● AIM: In the listing below, locate the lines bearing the word "React". Copy every one of them.

►

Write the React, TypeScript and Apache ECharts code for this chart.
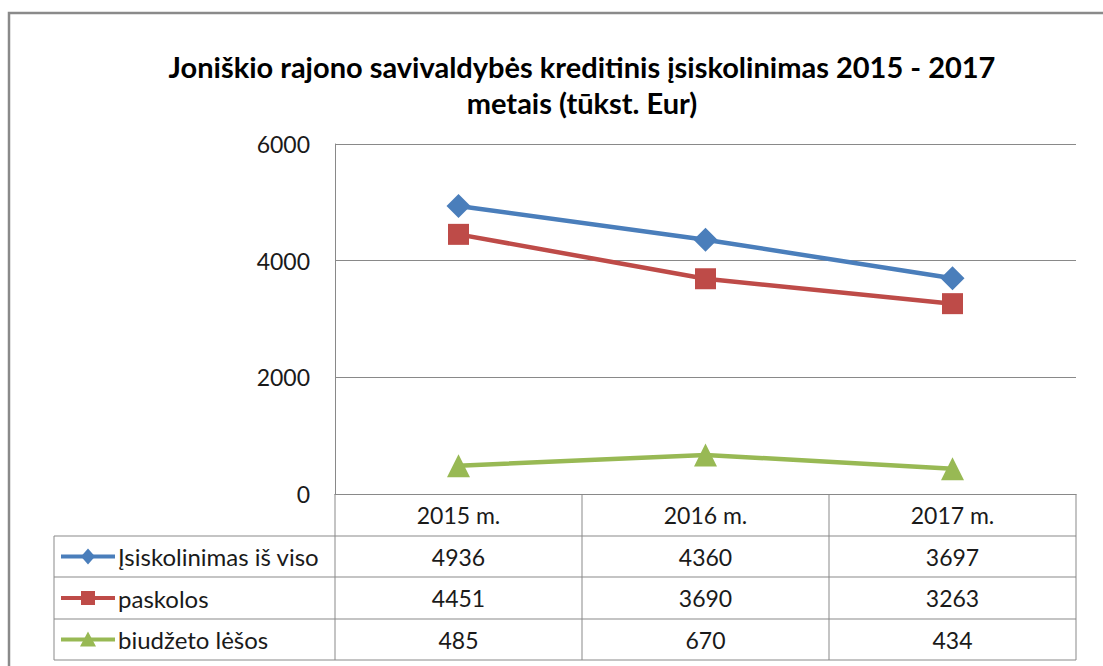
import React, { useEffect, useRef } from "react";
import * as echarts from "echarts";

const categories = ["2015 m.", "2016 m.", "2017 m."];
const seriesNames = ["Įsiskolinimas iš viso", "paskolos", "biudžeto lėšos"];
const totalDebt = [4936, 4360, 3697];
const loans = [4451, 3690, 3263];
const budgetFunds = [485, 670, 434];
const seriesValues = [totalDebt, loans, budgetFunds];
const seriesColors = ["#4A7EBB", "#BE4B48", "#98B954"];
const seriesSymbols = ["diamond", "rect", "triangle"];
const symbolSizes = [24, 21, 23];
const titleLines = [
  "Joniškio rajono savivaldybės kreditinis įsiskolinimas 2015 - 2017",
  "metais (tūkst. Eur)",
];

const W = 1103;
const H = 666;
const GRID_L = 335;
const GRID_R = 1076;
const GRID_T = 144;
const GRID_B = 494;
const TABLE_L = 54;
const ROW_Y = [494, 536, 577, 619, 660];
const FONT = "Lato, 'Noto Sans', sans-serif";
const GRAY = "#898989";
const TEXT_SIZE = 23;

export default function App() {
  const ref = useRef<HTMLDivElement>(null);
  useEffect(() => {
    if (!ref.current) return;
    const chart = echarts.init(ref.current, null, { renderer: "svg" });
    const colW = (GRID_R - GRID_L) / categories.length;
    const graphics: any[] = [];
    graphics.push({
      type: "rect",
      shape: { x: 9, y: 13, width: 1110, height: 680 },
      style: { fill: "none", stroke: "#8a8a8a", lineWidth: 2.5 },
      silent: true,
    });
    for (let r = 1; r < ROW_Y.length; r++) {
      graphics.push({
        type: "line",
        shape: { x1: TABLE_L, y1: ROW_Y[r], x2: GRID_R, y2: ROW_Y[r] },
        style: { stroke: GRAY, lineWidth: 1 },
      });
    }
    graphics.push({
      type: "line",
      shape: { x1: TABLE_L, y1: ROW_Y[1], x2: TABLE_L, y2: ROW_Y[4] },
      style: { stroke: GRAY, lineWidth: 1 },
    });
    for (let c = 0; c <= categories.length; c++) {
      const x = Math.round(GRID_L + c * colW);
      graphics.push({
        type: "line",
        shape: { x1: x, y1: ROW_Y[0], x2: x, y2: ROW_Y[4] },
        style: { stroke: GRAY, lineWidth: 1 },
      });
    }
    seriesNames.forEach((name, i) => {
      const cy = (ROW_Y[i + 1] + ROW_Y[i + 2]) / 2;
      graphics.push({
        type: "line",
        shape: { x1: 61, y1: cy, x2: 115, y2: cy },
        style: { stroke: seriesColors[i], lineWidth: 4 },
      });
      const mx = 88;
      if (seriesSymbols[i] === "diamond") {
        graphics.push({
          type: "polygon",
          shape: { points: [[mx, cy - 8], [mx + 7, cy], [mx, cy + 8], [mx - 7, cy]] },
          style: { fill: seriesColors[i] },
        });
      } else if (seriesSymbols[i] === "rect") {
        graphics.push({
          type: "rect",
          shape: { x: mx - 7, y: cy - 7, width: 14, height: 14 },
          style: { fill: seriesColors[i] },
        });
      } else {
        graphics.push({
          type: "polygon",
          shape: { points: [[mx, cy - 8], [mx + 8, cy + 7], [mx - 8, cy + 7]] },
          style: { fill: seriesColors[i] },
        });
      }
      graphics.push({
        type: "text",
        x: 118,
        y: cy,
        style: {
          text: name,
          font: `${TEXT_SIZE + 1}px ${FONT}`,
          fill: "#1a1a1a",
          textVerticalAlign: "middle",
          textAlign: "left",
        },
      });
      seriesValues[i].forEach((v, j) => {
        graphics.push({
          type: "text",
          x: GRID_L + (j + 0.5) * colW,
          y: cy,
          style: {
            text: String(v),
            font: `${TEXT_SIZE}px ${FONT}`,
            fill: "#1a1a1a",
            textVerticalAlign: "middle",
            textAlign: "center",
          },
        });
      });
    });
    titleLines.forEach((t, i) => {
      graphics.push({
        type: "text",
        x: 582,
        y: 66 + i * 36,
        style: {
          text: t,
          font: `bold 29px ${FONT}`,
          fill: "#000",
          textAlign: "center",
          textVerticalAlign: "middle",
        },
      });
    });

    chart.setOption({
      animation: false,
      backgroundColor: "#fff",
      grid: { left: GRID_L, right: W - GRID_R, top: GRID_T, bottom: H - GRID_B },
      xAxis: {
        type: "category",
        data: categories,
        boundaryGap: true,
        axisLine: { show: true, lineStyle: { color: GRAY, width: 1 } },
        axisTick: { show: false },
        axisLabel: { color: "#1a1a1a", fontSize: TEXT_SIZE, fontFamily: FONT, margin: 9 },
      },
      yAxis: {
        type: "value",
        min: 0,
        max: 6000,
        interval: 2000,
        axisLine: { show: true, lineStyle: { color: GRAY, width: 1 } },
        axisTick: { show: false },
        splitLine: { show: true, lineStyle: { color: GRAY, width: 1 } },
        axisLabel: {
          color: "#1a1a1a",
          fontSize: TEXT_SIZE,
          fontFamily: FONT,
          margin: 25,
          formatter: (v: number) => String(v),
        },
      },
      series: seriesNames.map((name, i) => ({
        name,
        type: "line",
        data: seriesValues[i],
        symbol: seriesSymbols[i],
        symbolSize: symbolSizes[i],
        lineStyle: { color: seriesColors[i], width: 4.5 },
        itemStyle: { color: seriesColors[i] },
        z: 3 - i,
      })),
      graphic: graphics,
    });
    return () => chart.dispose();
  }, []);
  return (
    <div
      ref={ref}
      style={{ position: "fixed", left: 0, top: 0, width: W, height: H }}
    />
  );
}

◄

● OUTPUT FOR THIS TASK:
Write the React, TypeScript and Apache ECharts code for this chart.
import React, { useEffect, useRef } from "react";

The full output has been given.